Let $t$ be transcendental over $\mathbb{F}_3$.
I used the polynomial $f = x^3 - 1$ to prove that $\mathbb{F}_3(t)(\sqrt[3]t)$ a splitting field over $\mathbb{F}_3(t)$. This was convenient since $f = (x - \sqrt[3]{t})^3$ in $\mathbb{F}_3(t)(\sqrt[3]t)$.
Now I have to show whether the same applies to $\mathbb{F}_3(t)(\sqrt[4]t)$. I have the feeling this is not a splitting field over $\mathbb{F}_3(t)$, but to show this I somehow have to show that there is no polynomial in $\mathbb{F}_3(t)$ for which $\mathbb{F}_3(t)(\sqrt[4]t)$ is the smallest subset containing all of it's zero's.
Can anyone give me a hint?
A normal extension is stable - invariant under ambient automorphisms. This means in particular that it contains all its elements' conjugates.
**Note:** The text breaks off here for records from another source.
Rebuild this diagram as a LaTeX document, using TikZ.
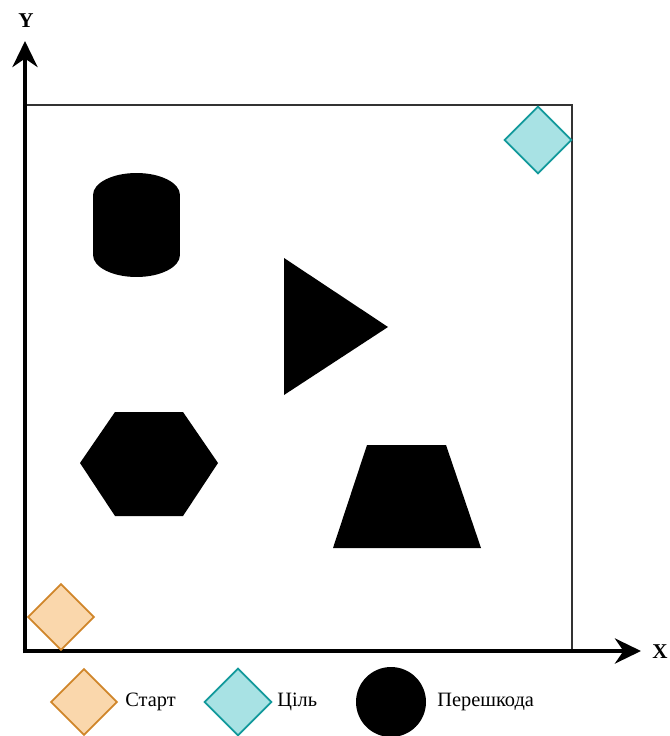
\documentclass[tikz,border=0pt]{standalone}
\usepackage{fontspec}
\setmainfont{Liberation Serif}
\newfontfamily\legendfont{Liberation Serif}
\usepackage{tikz}
\usetikzlibrary{shapes.geometric, arrows.meta, positioning}
\definecolor{StartFill}{HTML}{FAD7AC}
\definecolor{StartLine}{HTML}{D0862A}
\definecolor{GoalFill}{HTML}{A8E2E4}
\definecolor{GoalLine}{HTML}{12999B}
\definecolor{FieldLine}{HTML}{333333}

\begin{document}
\begin{tikzpicture}[x=0.02cm, y=-0.02cm,
  start/.style={diamond, aspect=1, inner sep=0pt, minimum width=1.33cm, minimum height=1.33cm,
    fill=StartFill, draw=StartLine, line width=1pt},
  goal/.style={diamond, aspect=1, inner sep=0pt, minimum width=1.35cm, minimum height=1.35cm,
    fill=GoalFill, draw=GoalLine, line width=1pt},
  obst/.style={fill=black},
  axis/.style={-{Stealth[length=0.52cm, width=0.5cm]}, line width=2.6pt},
  lbl/.style={font=\legendfont\fontsize{11.6}{13}\selectfont, inner sep=0pt},
  axlbl/.style={font=\legendfont\fontsize{12}{13}\selectfont\bfseries, inner sep=0pt}
]
\useasboundingbox (0,0) rectangle (669,736);

% field
\draw[FieldLine, line width=0.8pt] (25,105) rectangle (572,651);

% axes
\coordinate (o)  at (25,651);
\coordinate (xe) at (641,651);
\coordinate (ye) at (25,41);
\draw[axis] ([xshift=-1.3pt]o) -- (xe);
\draw[axis] ([yshift=-1.3pt]o) -- (ye);
\node[axlbl] (xl) at (660,652) {X};
\node[axlbl] (yl) at (26,21)  {Y};

% start and goal
\node[start] (st) at (61,617) {};
\node[goal]  (gl) at (538,140) {};

% obstacles
\fill[obst] (93,195) rectangle (180,255);
\fill[obst] (136.5,195) ellipse [x radius=0.87cm, y radius=0.44cm];
\fill[obst] (136.5,255) ellipse [x radius=0.87cm, y radius=0.44cm];
\fill[obst] (284,258) -- (388,327) -- (284,395) -- cycle;
\fill[obst] (80,463) -- (115,412) -- (183,412) -- (218,463) -- (183,516) -- (115,516) -- cycle;
\fill[obst] (367,445) -- (446,445) -- (481,548) -- (333,548) -- cycle;

% legend
\node[start] (ls) at (84,702) {};
\node[lbl, anchor=west] (lst) at (125,702) {Старт};
\node[goal]  (lg) at (238,702) {};
\node[lbl, anchor=west] (lgt) at (277,702) {Ціль};
\node[circle, obst, minimum size=1.4cm, inner sep=0pt] (lo) at (391,702) {};
\node[lbl, anchor=west] (lot) at (437,702) {Перешкода};
\end{tikzpicture}
\end{document}
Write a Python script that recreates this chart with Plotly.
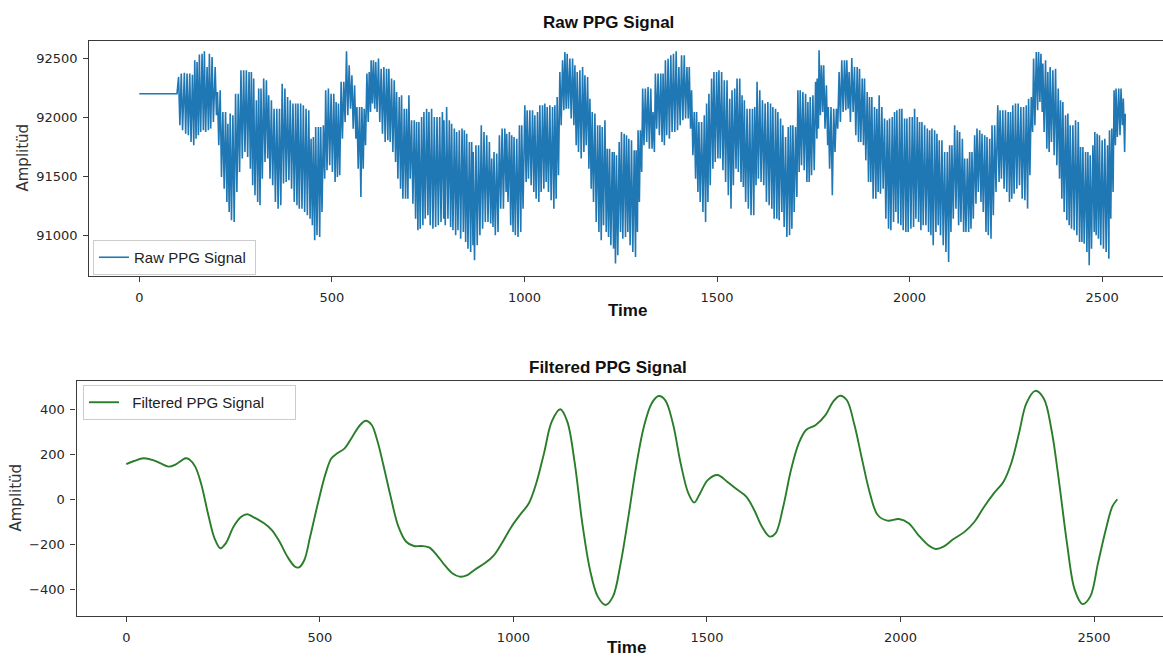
import plotly.graph_objects as go

# ---------------- data ----------------
# Raw PPG: flat start, then one entry per oscillation (time, crest, trough)
raw_flat_time = [0, 98]
raw_flat_value = [92200, 92200]

raw_peak_time = [
    102,109,117,124,131,138,144,150,156,163,169,176,182,189,197,203,210,217,224,230,
    236,243,250,257,264,271,278,285,291,297,304,310,316,323,330,336,343,350,357,364,
    371,378,385,392,399,406,412,419,426,433,440,
    446,452,458,465,471,478,484,491,498,505,511,517,524,531,538,545,552,559,565,572,
    578,584,591,597,602,608,614,621,628,635,642,648,655,662,668,675,681,688,694,700,
    707,714,720,726,733,739,746,752,759,766,773,780,787,
    791,798,805,811,818,824,831,838,844,850,857,863,867,874,881,888,895,902,909,915,
    921,928,935,942,949,954,961,967,973,980,987,993,1001,1007,1014,1021,1027,1034,1040,1047,
    1053,1059,1066,1073,1079,1085,1092,1099,1105,1111,1118,1125,1131,1137,
    1144,1151,1157,1164,1170,1176,1183,1190,1196,1202,1209,1215,1221,1228,1233,1239,1246,1252,1259,1265,
    1271,1278,1285,1290,1295,1301,1307,1314,1321,1328,1334,1340,1347,1354,1360,1366,1373,1380,1387,1394,
    1401,1408,1415,1422,1428,1434,1441,1447,1453,1460,1467,1473,1479,1486,1492,
    1499,1505,1512,1519,1526,1533,1539,1546,1552,1559,1565,1571,1578,1585,1592,1598,1604,1611,1618,1625,
    1632,1639,1645,1652,1658,1665,1671,1678,1685,1691,1697,1704,1710,1716,1723,1730,1736,1742,1749,1756,
    1760,1765,1771,1777,1784,1789,1796,1803,1810,1817,1824,1831,1837,1843,
    1850,1857,1864,1870,1877,1883,1890,1896,1902,1909,1915,1921,1928,1935,1942,1948,1955,1961,1967,1974,
    1980,1987,1993,2000,2007,2013,2020,2026,2032,2039,2046,2052,2058,2065,2071,2077,2084,2091,2098,2104,
    2110,2117,2124,2130,2137,2143,2150,2156,2162,2169,2175,2182,2188,
    2195,2201,2208,2214,2221,2229,2235,2242,2249,2256,2262,2268,2275,2282,2289,2296,2303,2309,2316,2322,
    2329,2335,2341,2346,2353,2359,2365,2372,2379,2386,2392,2398,2405,2411,2417,2424,2431,2438,2444,2450,
    2457,2463,2469,2476,2481,2487,2493,2500,2507,2514,2519,2525,2531,2536,2543,2549,2555,
]
raw_peak = [
    92342,92370,92378,92370,92370,92361,92483,92469,92531,92539,92559,92426,92539,92511,92426,92215,92229,92045,92045,91946,
    92031,92017,92200,92200,92398,92398,92398,92384,92384,92328,92144,92243,92243,92328,92313,92186,92144,92073,92073,92073,
    92285,92243,92172,92144,92116,92116,92116,92116,92102,92073,92059,
    91819,91833,91918,91918,91918,91932,92229,92243,92200,92200,92130,92116,92300,92300,92559,92441,92356,92271,92087,92087,
    92087,92073,92370,92384,92483,92483,92469,92497,92412,92426,92412,92412,92328,92313,92215,92172,92186,92073,92073,92186,
    91974,91974,91960,91960,92003,92045,92073,92045,92073,92003,92003,92003,92045,
    91974,92087,91974,91946,91904,91876,91890,91904,91890,91861,91791,91791,91706,91763,91763,91932,91876,91847,91791,91650,
    91706,91692,91847,91904,91904,91861,91876,91847,91833,91819,91932,91932,92102,92059,92059,92059,92017,92045,92102,92102,
    92116,92087,92102,92087,92102,92172,92384,92483,92554,92539,92497,92497,92441,92384,
    92398,92426,92356,92342,92158,92045,92031,91932,91932,91918,91974,91734,91734,91706,91706,91678,91791,91876,91861,91847,
    91819,91805,91720,91720,91890,91890,92243,92243,92257,92243,92045,92370,92370,92370,92370,92483,92497,92525,92539,92559,
    92426,92525,92525,92426,92426,92229,92045,92045,91960,91960,92017,92116,92200,92328,92384,
    92384,92398,92384,92313,92313,92158,92229,92243,92328,92328,92186,92144,92073,92073,92073,92087,92300,92229,92144,92116,
    92130,92116,92087,92073,92045,91989,91932,91833,91918,91932,91932,91918,92229,92229,92215,92200,92130,92172,92186,92300,
    92328,92568,92441,92441,92271,92087,92087,92073,92073,92384,92483,92483,92483,92384,
    92503,92426,92426,92412,92328,92328,92215,92172,92172,92087,92073,92186,92087,91989,91974,91989,92003,92045,92059,92073,
    92073,91989,91989,92003,92003,92073,92003,91960,91960,91932,91904,91890,91904,91890,91861,91805,91805,91706,91706,91763,
    91763,91932,91890,91876,91819,91650,91650,91706,91706,91847,91904,91890,91861,
    91847,91833,91819,91932,91932,92102,92059,92059,92059,92045,92045,92102,92116,92116,92087,92087,92102,92158,92172,92497,
    92554,92554,92539,92455,92483,92384,92426,92398,92412,92243,92144,92130,92017,92031,91932,91932,91974,91960,91748,91748,
    91706,91706,91678,91763,91876,91861,91847,91805,91819,91763,91890,91904,92229,92243,92243,92243,92158,
]
raw_trough = [
    91932,91890,91861,91847,91791,91763,91819,91847,91876,91890,91876,91890,91904,91960,92017,91763,91494,91395,91282,91198,
    91127,91113,91367,91537,91650,91706,91664,91565,91424,91339,91282,91254,91480,91621,91650,91480,91424,91282,91226,91254,
    91438,91452,91466,91395,91282,91254,91226,91226,91198,91169,91141,
    91085,90957,91000,90986,91198,91480,91551,91593,91537,91452,91494,91508,91819,91960,92017,92073,91904,91819,91565,91325,
    91565,91763,91960,92045,92116,92073,92045,91960,91861,91791,91805,91791,91706,91621,91480,91395,91310,91310,91310,91480,
    91268,91141,91042,91056,91085,91141,91169,91085,91056,91070,91085,91113,91141,
    91085,91141,91070,91042,91000,91042,90971,91028,90943,90887,90859,90915,90788,90915,91000,91056,91113,91113,91099,91070,
    91000,91028,91226,91226,91367,91282,91085,91028,91000,90986,91028,91226,91452,91480,91424,91367,91310,91282,91367,91395,
    91452,91367,91296,91226,91310,91508,91932,92059,92073,92073,91989,91932,91763,91706,
    91650,91706,91763,91565,91395,91282,91113,91028,90957,91085,91028,90986,90915,90887,90760,90830,91028,90971,90986,91028,
    90915,90859,90816,91028,91282,91537,91763,91791,91734,91734,91706,91904,91847,91791,91763,91847,91819,91876,91876,91890,
    91932,91974,91989,91989,91904,91678,91480,91367,91282,91198,91113,91282,91424,91565,91621,
    91650,91650,91551,91452,91339,91226,91424,91565,91537,91452,91409,91282,91226,91169,91169,91424,91480,91452,91424,91282,
    91254,91226,91141,91141,91127,91198,91070,90986,91000,91056,91198,91325,91537,91593,91551,91452,91452,91508,91551,91819,
    91904,92017,92045,91904,91763,91565,91339,91706,91904,91960,92045,92059,92073,91960,
    92045,91847,91791,91791,91763,91635,91452,91452,91310,91310,91367,91353,91395,91141,91056,91042,91113,91198,91099,91085,
    91042,91028,91028,91056,91070,91141,91113,91042,91085,91085,91028,91000,90915,91028,91085,91000,90915,90859,90774,91028,
    91141,91226,91085,91113,91028,91028,91028,91056,91141,91268,91367,91282,91198,
    91028,91000,90971,91169,91367,91452,91480,91395,91367,91282,91310,91353,91395,91424,91310,91296,91226,91508,91876,91932,
    92059,92130,92045,91876,91734,91706,91791,91678,91593,91480,91310,91198,91127,91085,91056,91042,91000,90943,90943,90929,
    90859,90746,90887,91028,91000,90971,90915,90887,90859,90802,91141,91367,91763,91833,91847,91932,91706,
]
raw_end_time = 2560
raw_end_value = 92031

# Filtered PPG (smooth curve)
filt_time = [0,20,45,69,89,109,129,153,163,178,193,213,228,243,257,277,297,312,327,356,376,396,416,436,446,460,475,495,
             515,530,545,564,584,604,619,634,648,663,683,703,723,743,762,782,802,822,842,861,881,901,926,950,970,995,
             1020,1040,1059,1079,1099,1121,1139,1158,1178,1198,1218,1238,1257,1277,1297,1317,1337,1357,1375,1392,1412,
             1432,1452,1467,1482,1502,1527,1552,1577,1602,1622,1642,1662,1677,1697,1717,1737,1756,1781,1806,1826,1844,
             1861,1881,1901,1921,1941,1966,1996,2021,2046,2071,2091,2111,2136,2166,2191,2216,2241,2266,2286,2306,2325,
             2348,2370,2390,2410,2430,2450,2470,2490,2510,2530,2547,2560]
filt_value = [155,169,181,173,158,144,155,181,176,144,70,-79,-175,-219,-197,-123,-79,-68,-79,-108,-138,-190,-256,-301,
              -304,-271,-167,-19,114,181,203,225,277,329,348,329,262,159,10,-123,-190,-209,-209,-215,-249,-293,-330,-345,
              -338,-313,-286,-249,-197,-123,-64,-19,70,203,344,399,345,165,-108,-316,-434,-471,-434,-286,-79,144,321,425,
              458,440,336,159,25,-16,25,84,107,77,43,10,-49,-123,-167,-153,-34,129,247,307,329,373,433,459,440,329,173,25,
              -71,-96,-89,-108,-160,-204,-222,-212,-179,-145,-101,-34,25,77,159,292,425,481,447,307,70,-197,-404,-467,-434,
              -286,-138,-34,-1]

x_ticks = [0, 500, 1000, 1500, 2000, 2500]
raw_y_ticks = [91000, 91500, 92000, 92500]
filt_y_ticks = [-400, -200, 0, 200, 400]

# ---------------- build the zig-zag raw trace ----------------
raw_x = list(raw_flat_time)
raw_y = list(raw_flat_value)
for t, hi, lo in zip(raw_peak_time, raw_peak, raw_trough):
    raw_x += [t, t + 3.4]
    raw_y += [hi, lo]
raw_x.append(raw_end_time)
raw_y.append(raw_end_value)

W, H = 1163, 657
def px(x):
    return x / W
def py(y):
    return 1 - y / H

TICK_FONT = dict(family="DejaVu Sans", size=13, color="#262626")
FRAME = "#3a3a3a"
NB = "\u00a0"

fig = go.Figure()
fig.add_trace(go.Scatter(x=raw_x, y=raw_y, mode="lines", name="Raw PPG Signal" + NB,
                         line=dict(color="#1f77b4", width=1.6), xaxis="x", yaxis="y",
                         legend="legend"))
fig.add_trace(go.Scatter(x=filt_time, y=filt_value, mode="lines",
                         name=NB * 2 + "Filtered PPG Signal" + NB * 6,
                         line=dict(color="#2a7d2a", width=1.9, shape="spline", smoothing=1.0),
                         xaxis="x2", yaxis="y2", legend="legend2"))

axis_common = dict(showline=True, linecolor=FRAME, linewidth=1.2, ticks="outside",
                   ticklen=5, tickcolor=FRAME, tickwidth=1.1, showgrid=False, zeroline=False,
                   tickfont=TICK_FONT)

fig.update_layout(
    width=W, height=H, autosize=False,
    margin=dict(l=0, r=0, t=0, b=0),
    paper_bgcolor="white", plot_bgcolor="white",
    showlegend=True,
    xaxis=dict(domain=[px(89.3), 1], range=[-129.8, 2658], anchor="y", mirror=True,
               tickvals=x_ticks, ticktext=[str(v) for v in x_ticks], ticklabelstandoff=4,
               **axis_common),
    yaxis=dict(domain=[py(276), py(40.7)], range=[90655, 92649], anchor="x",
               tickvals=raw_y_ticks, ticktext=[str(v) for v in raw_y_ticks], ticklabelstandoff=3,
               **axis_common),
    xaxis2=dict(domain=[px(76.5), 1], range=[-128.6, 2678], anchor="y2", mirror=True,
                tickvals=x_ticks, ticktext=[str(v) for v in x_ticks], ticklabelstandoff=4,
                **axis_common),
    yaxis2=dict(domain=[py(616), py(380.7)], range=[-520, 526], anchor="x2",
                tickvals=filt_y_ticks,
                ticktext=[("\u2212" + str(-v)) if v < 0 else str(v) for v in filt_y_ticks],
                ticklabelstandoff=3, **axis_common),
    legend=dict(x=px(93), y=py(240), xanchor="left", yanchor="top",
                bgcolor="rgba(255,255,255,0.85)", bordercolor="#cccccc", borderwidth=1,
                font=dict(family="Liberation Sans", size=15, color="#222222")),
    legend2=dict(x=px(83), y=py(385), xanchor="left", yanchor="top",
                 bgcolor="rgba(255,255,255,0.85)", bordercolor="#cccccc", borderwidth=1,
                 font=dict(family="Liberation Sans", size=15, color="#222222")),
)

title_font = dict(family="Liberation Sans", size=17, color="#111111")
ann = [
    dict(text="<b>Raw PPG Signal</b>", x=px(608), y=py(23)),
    dict(text="<b>Filtered PPG Signal</b>", x=px(608), y=py(367)),
    dict(text="<b>Time</b>", x=px(627), y=py(310)),
    dict(text="<b>Time</b>", x=px(626), y=py(647)),
]
for a in ann:
    fig.add_annotation(xref="paper", yref="paper", showarrow=False, xanchor="center",
                       yanchor="middle", font=title_font, **a)
for (x, y) in [(22.5, 158), (15.5, 498)]:
    fig.add_annotation(text="Amplitüd", xref="paper", yref="paper", x=px(x), y=py(y),
                       showarrow=False, textangle=-90, xanchor="center", yanchor="middle",
                       font=dict(family="DejaVu Sans", size=15, color="#333333"))

fig.write_html("out.html", config={"displayModeBar": False},
               post_script="document.body.style.margin='0';document.body.style.overflow='hidden';")
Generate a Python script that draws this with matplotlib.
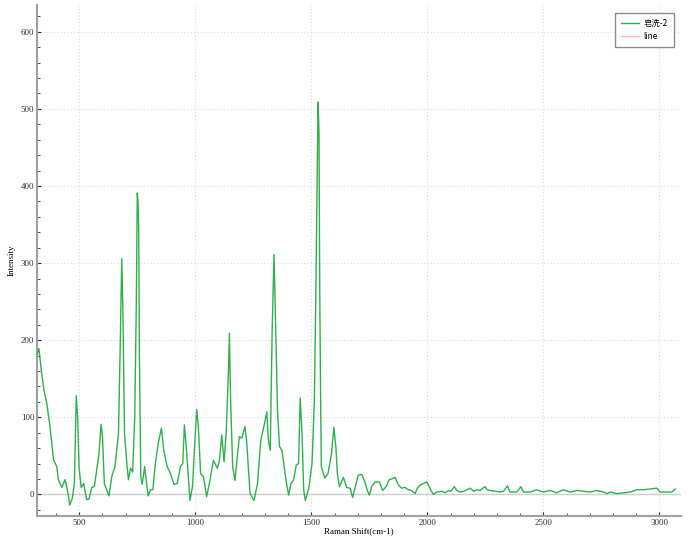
import numpy as np
import matplotlib
matplotlib.use('Agg')
import matplotlib.pyplot as plt
from matplotlib.ticker import MultipleLocator

plt.rcParams['font.family'] = ['Liberation Serif', 'Noto Sans CJK SC', 'DejaVu Sans']

# spectrum
shift = [316, 326, 338, 348, 360, 374, 389, 403, 410, 425, 439, 449, 459, 470, 479,
         487, 493, 499, 508, 519, 532, 542, 554, 565, 575, 585, 594, 600, 608, 618,
         628, 640, 654, 669, 677, 683, 688, 695, 705, 712, 721, 730, 739, 746, 750,
         753, 756, 759, 765, 771, 782, 788, 797, 807, 817, 828, 840, 854, 864, 879,
         893, 908, 922, 936, 946, 953, 962, 977, 988, 998, 1006, 1013, 1023, 1035, 1049,
         1063, 1078, 1095, 1104, 1114, 1124, 1133, 1143, 1147, 1152, 1161, 1171, 1181, 1190, 1200,
         1214, 1221, 1236, 1253, 1268, 1282, 1297, 1308, 1315, 1323, 1331, 1339, 1348, 1354, 1363,
         1373, 1383, 1391, 1402, 1412, 1423, 1435, 1445, 1452, 1460, 1467, 1474, 1489, 1503, 1513,
         1519, 1529, 1533, 1536, 1540, 1543, 1558, 1572, 1587, 1597, 1606, 1612, 1621, 1638, 1652,
         1667, 1678, 1688, 1702, 1717, 1731, 1741, 1750, 1760, 1774, 1793, 1807, 1822, 1836, 1846,
         1861, 1875, 1889, 1904, 1918, 1932, 1947, 1957, 1968, 1983, 1997, 2005, 2015, 2026, 2041,
         2062, 2077, 2091, 2101, 2116, 2127, 2141, 2156, 2170, 2185, 2199, 2213, 2228, 2239, 2249,
         2257, 2271, 2292, 2313, 2328, 2345, 2356, 2385, 2403, 2414, 2442, 2471, 2500, 2529, 2557,
         2586, 2615, 2644, 2673, 2701, 2730, 2759, 2773, 2788, 2816, 2845, 2874, 2903, 2931, 2960,
         2989, 3003, 3032, 3053, 3068]
intensity = [180, 189, 157, 135, 118, 88, 45, 36, 19, 9, 19, 6, -14, -5, 14,
             128, 100, 36, 9, 14, -7, -6, 9, 10, 31, 53, 91, 75, 14, 6,
             -2, 23, 36, 79, 200, 306, 239, 79, 40, 19, 34, 29, 100, 252, 391,
             380, 348, 187, 23, 13, 36, 19, -2, 6, 6, 40, 66, 86, 57, 36,
             27, 13, 14, 36, 40, 90, 58, -8, 10, 68, 110, 88, 27, 23, -3,
             18, 44, 34, 44, 77, 42, 79, 161, 209, 123, 36, 18, 49, 75, 73,
             88, 70, 1, -8, 14, 70, 90, 107, 70, 57, 209, 311, 196, 109, 62,
             57, 36, 18, -1, 14, 18, 38, 40, 125, 79, 6, -8, 8, 40, 122,
             252, 509, 470, 275, 122, 36, 21, 27, 53, 87, 60, 27, 10, 22, 9,
             8, -4, 8, 25, 26, 16, 5, -1, 10, 16, 16, 5, 10, 19, 20,
             22, 12, 8, 9, 6, 5, 1, 8, 12, 14, 16, 12, 5, 0, 3,
             4, 2, 5, 4, 10, 5, 3, 4, 6, 8, 4, 6, 5, 8, 10,
             6, 5, 4, 3, 4, 11, 3, 3, 10, 3, 3, 6, 3, 5, 2,
             6, 3, 5, 4, 3, 5, 3, 1, 3, 1, 2, 3, 6, 6, 7,
             8, 3, 3, 3, 7]

fig = plt.figure(figsize=(6.92, 5.38), dpi=100)
ax = fig.add_axes([0.0535, 0.041, 0.931, 0.95])

ax.axhline(0, color='#c8c8c8', lw=1, zorder=1)
ax.plot(shift, intensity, color='#2eb04f', lw=1, label='皂洗-2', zorder=3)
ax.plot([], [], color='#ffb3bb', lw=1, label='line')

ax.set_xlim(318, 3094)
ax.set_ylim(-28, 635)
ax.xaxis.set_major_locator(MultipleLocator(500))
ax.xaxis.set_minor_locator(MultipleLocator(100))
ax.yaxis.set_major_locator(MultipleLocator(100))
ax.yaxis.set_minor_locator(MultipleLocator(20))
ax.grid(which='major', color='#dcdcdc', ls=(0, (1, 2)), lw=0.8)
ax.tick_params(which='both', direction='in', colors='#333333', labelsize=6.5, pad=2)
ax.tick_params(which='major', length=3)
ax.tick_params(which='minor', length=2)

for s in ['top', 'right']:
    ax.spines[s].set_visible(False)
for s in ['left', 'bottom']:
    ax.spines[s].set_color('#a0a0a0')
    ax.spines[s].set_linewidth(1.5)

ax.set_xlabel('Raman Shift(cm-1)', fontsize=6.5, labelpad=0)
ax.set_ylabel('Intensity', fontsize=6.5, labelpad=4)

leg = ax.legend(loc='upper right', bbox_to_anchor=(0.988, 0.984), borderaxespad=0,
                fontsize=6, fancybox=False, frameon=True, handlelength=2.2,
                borderpad=0.7, labelspacing=0.5, handletextpad=0.5)
leg.get_frame().set_edgecolor('#707070')
leg.get_frame().set_linewidth(1)
for t in leg.get_texts():
    t.set_family(['Noto Sans CJK SC', 'DejaVu Sans'])

fig.savefig('out.png', dpi=100)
What are all of the roots of $X^4-t$?
The roots aren't just $\pm\sqrt[4]{t}$, any more than they would be with $\Bbb Q(t)$ instead of $\Bbb F_3(t)$. Notice that to get the roots with $\Bbb Q$, you need to invoke primitive $4$th roots of unity. Same idea with $\Bbb F_3$.